If an individual whose entire career and livelihood is wrapped up in ‘getting it right’ is so easily misled by our dominant media sources, what hope is there for the rest of us who have better things to do? Now he’s wondering if he’s gotten it all wrong and the larger consequences.

This is the problem with the urban corporate media that started to seriously degenerate after the 2000 election. But we have also learned how it started long before, as alternative media such as cable news, Talk Radio, and the Internet have presented an existential financial challenge for traditional media outlets, especially print newspapers and broadcast news.

Mr. Frank and his colleagues in corporate media (NYT, WaPo, LAT, Fox) need to undergo a serious bit of soul searching to discover if they have a role as the Fourth Estate in our information economy, or if they should just go pursue a career in real estate somewhere. Journalists today have to understand that nobody is going to hero worship them as the modern-day Woodward and Bernstein. Honest journalism and reputational capital is it’s own reward and can actually be lucrative on platforms like SubStack.

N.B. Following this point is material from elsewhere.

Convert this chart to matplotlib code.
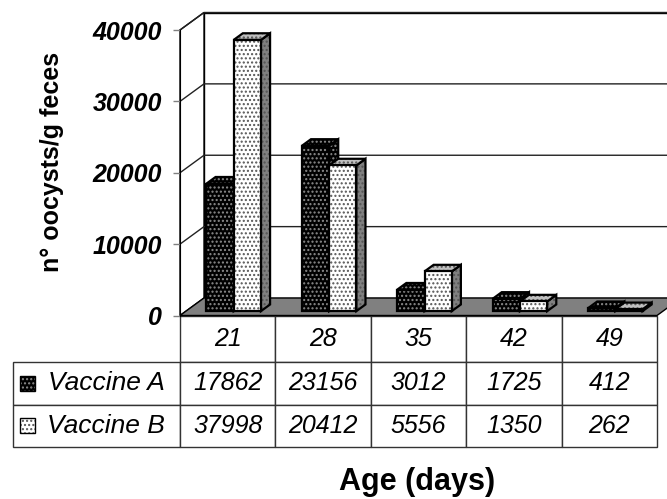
import matplotlib
matplotlib.use("Agg")
import matplotlib.pyplot as plt
from matplotlib.patches import Polygon, Rectangle
import numpy as np

plt.rcParams.update({"font.family": "Liberation Sans", "hatch.linewidth": 1.0})

# data
ages = ["21", "28", "35", "42", "49"]
series = ["Vaccine A", "Vaccine B"]
vaccine_a = [17862, 23156, 3012, 1725, 412]
vaccine_b = [37998, 20412, 5556, 1350, 262]
yticks = [0, 10000, 20000, 30000, 40000]

W, H = 667, 499
fig = plt.figure(figsize=(W / 100, H / 100), dpi=100)
# front plane of the 3d box, pixel geometry of the reference
left, right, y0, ytop = 180, 657, 315.5, 30
ax = fig.add_axes([left / W, (H - y0) / H, (right - left) / W, (y0 - ytop) / H])
ax.set_xlim(-0.5, 4.5)
ax.set_ylim(0, 40000)

axw, axh = right - left, y0 - ytop   # axes size in px
px_x = axw / 5.0                     # px per category
px_y = axh / 40000.0                 # px per unit
Dx = 24 / px_x                       # depth offset in data units
Dy = 17.5 / px_y

k = dict(clip_on=False)
# side wall, back wall, floor
ax.add_patch(Polygon([(-0.5 + Dx, Dy), (4.5 + Dx, Dy), (4.5 + Dx, 40000 + Dy), (-0.5 + Dx, 40000 + Dy)],
                     fc="white", ec="black", lw=1, zorder=0.5, **k))
ax.add_patch(Polygon([(-0.5, 0), (-0.5 + Dx, Dy), (-0.5 + Dx, 40000 + Dy), (-0.5, 40000)],
                     fc="white", ec="black", lw=1, zorder=0.5, **k))
for v in yticks[1:]:
    ax.plot([-0.5, -0.5 + Dx, 4.5 + Dx], [v, v + Dy, v + Dy], color="#222222", lw=1, zorder=1, **k)
ax.add_patch(Polygon([(-0.5, 0), (4.5, 0), (4.5 + Dx, Dy), (-0.5 + Dx, Dy)],
                     fc="#808080", ec="black", lw=1, zorder=1.5, **k))

# bars
w = 1 / 3.5
t0, d = 0.25, 0.38
styles = [  # front, top, side, dot colour
    ("black", "black", "black", "#8c8c8c"),
    ("white", "#c0c0c0", "#808080", "#555555"),
]
x = np.arange(len(ages))
z = 2
hatch = "...."


def face(pts, fc, dot):
    global z
    ax.add_patch(Polygon(pts, fc=fc, ec=dot, lw=0, hatch=hatch, zorder=z, **k))
    ax.add_patch(Polygon(pts, fc="none", ec="black", lw=1.6, joinstyle="miter", zorder=z + 0.01, **k))
    z += 0.02


for i in x:
    for s, vals in enumerate([vaccine_a, vaccine_b]):
        fc, tc, sc, dot = styles[s]
        v = vals[i]
        xl = i + (s - 1) * w + t0 * Dx
        xr = xl + w
        b = t0 * Dy
        top = b + v
        ddx, ddy = d * Dx, d * Dy
        face([(xr, b), (xr + ddx, b + ddy), (xr + ddx, top + ddy), (xr, top)], sc, dot)
        face([(xl, top), (xr, top), (xr + ddx, top + ddy), (xl + ddx, top + ddy)], tc, dot)
        face([(xl, b), (xr, b), (xr, top), (xl, top)], fc, dot)

# axes styling
for sp in ["top", "right", "bottom"]:
    ax.spines[sp].set_visible(False)
ax.spines["left"].set_color("black")
ax.spines["left"].set_zorder(1.6)
ax.set_xticks([])
ax.set_yticks(yticks)
ax.set_yticklabels([str(v) for v in yticks], fontsize=18, fontweight="bold", fontstyle="italic")
ax.tick_params(axis="y", length=5, width=1, color="#808080", pad=8)
ax.patch.set_visible(False)

# data table (bbox covers the data cells only, row labels hang to the left)
tbl_left, tbl_bottom = 13, 447
th = (tbl_bottom - y0) / axh
tab = ax.table(cellText=[[str(v) for v in vaccine_a], [str(v) for v in vaccine_b]],
               rowLabels=series, colLabels=ages, cellLoc="center", rowLoc="right",
               bbox=[0, -th, 1, th])
tab._autoColumns = [c for c in tab._autoColumns if c != -1]  # keep the fixed label width
tab.auto_set_font_size(False)
tab.set_fontsize(18)
for (r, c), cell in tab.get_celld().items():
    cell.set_edgecolor("#333333")
    cell.set_linewidth(1)
    cell.get_text().set_fontstyle("italic")
    cell.set_width(((left - tbl_left) if c == -1 else px_x) / axw)
    cell.set_height((46.5 if r == 0 else 42.5) / axh)
    if c == -1:
        cell.PAD = 0.09
        cell.get_text().set_fontsize(19)

# legend keys in the row labels
row_mid = [383, 425.5]
for s, ym in enumerate(row_mid):
    fc, tc, sc, dot = styles[s]
    for kw in (dict(fc=fc, ec=dot, lw=0, hatch="...."), dict(fc="none", ec="black", lw=1)):
        ax.add_patch(Rectangle(((20 - left) / axw, (y0 - ym - 7.5) / axh), 15 / axw, 15 / axh,
                               transform=ax.transAxes, zorder=10, **kw, **k))

fig.text(52 / W, (H - 161.5) / H, "n° oocysts/g feces", rotation=90, ha="center", va="center",
         fontsize=18, fontweight="bold")
fig.text(417 / W, (H - 490) / H, "Age (days)", ha="center", va="baseline",
         fontsize=22, fontweight="bold")

fig.savefig("out.png", dpi=100)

So here is what Frank has discovered:

  •  Lab leaks happen. They aren’t the result of conspiracies: “a lab accident is an accident,” as Nathan Robinson points out; they happen all the time, in this country and in others, and people die from them.
  •  There is evidence that the lab in question, which studies bat coronaviruses, may have been conducting what is called “gain of function” research, a dangerous innovation in which diseases are deliberately made more virulent. By the way, right-wingers didn’t dream up “gain of function”: all the cool virologists have been doing it (in this country and in others) even as the squares have been warning against it for years.
  •  There are strong hints that some of the bat-virus research at the Wuhan lab was funded in part by the American national-medical establishment — which is to say, the lab-leak hypothesis doesn’t implicate China alone.
  •  There seem to have been astonishing conflicts of interest among the people assigned to get to the bottom of it all, and (as we know from Enron and the housing bubble) conflicts of interest are always what trip up the well-credentialed professionals whom liberals insist we must all heed, honor, and obey.
  •  The news media, in its zealous policing of the boundaries of the permissible, insisted that Russiagate was ever so true but that the lab-leak hypothesis was false false false, and woe unto anyone who dared disagree. Reporters gulped down whatever line was most flattering to the experts they were quoting and then insisted that it was 100% right and absolutely incontrovertible — that anything else was only unhinged Trumpist folly, that democracy dies when unbelievers get to speak, and so on.
  •  The social media monopolies actually censored posts about the lab-leak hypothesis. Of course they did! Because we’re at war with misinformation, you know, and people need to be brought back to the true and correct faith — as agreed upon by experts.

With this we get Mr. Frank’s revelation:

If it does indeed turn out that the lab-leak hypothesis is the right explanation for how it began — that the common people of the world have been forced into a real-life lab experiment, at tremendous cost — there is a moral earthquake on the way.

Because if the hypothesis is right, it will soon start to dawn on people that our mistake was not insufficient reverence for scientists, or inadequate respect for expertise, or not enough censorship on Facebook. It was a failure to think critically about all of the above, to understand that there is no such thing as absolute expertise. 

Yeah, no kidding. And that’s a bad thing? It’s doubly ironic that most of the voices haranguing us to “follow the science” were really constraining true science. Critical thinking is merely what real scientists have been telling us all along, as opposed to those succumbing to “political” science. There are no absolutes in science, only skepticism and hypothesis testing – this applies to the pandemic as well as climate change and systemic racism and Modern Monetary Theory. And mea culpas won’t save journalists from the anvils of “I told you so’s” that will rain down upon their heads.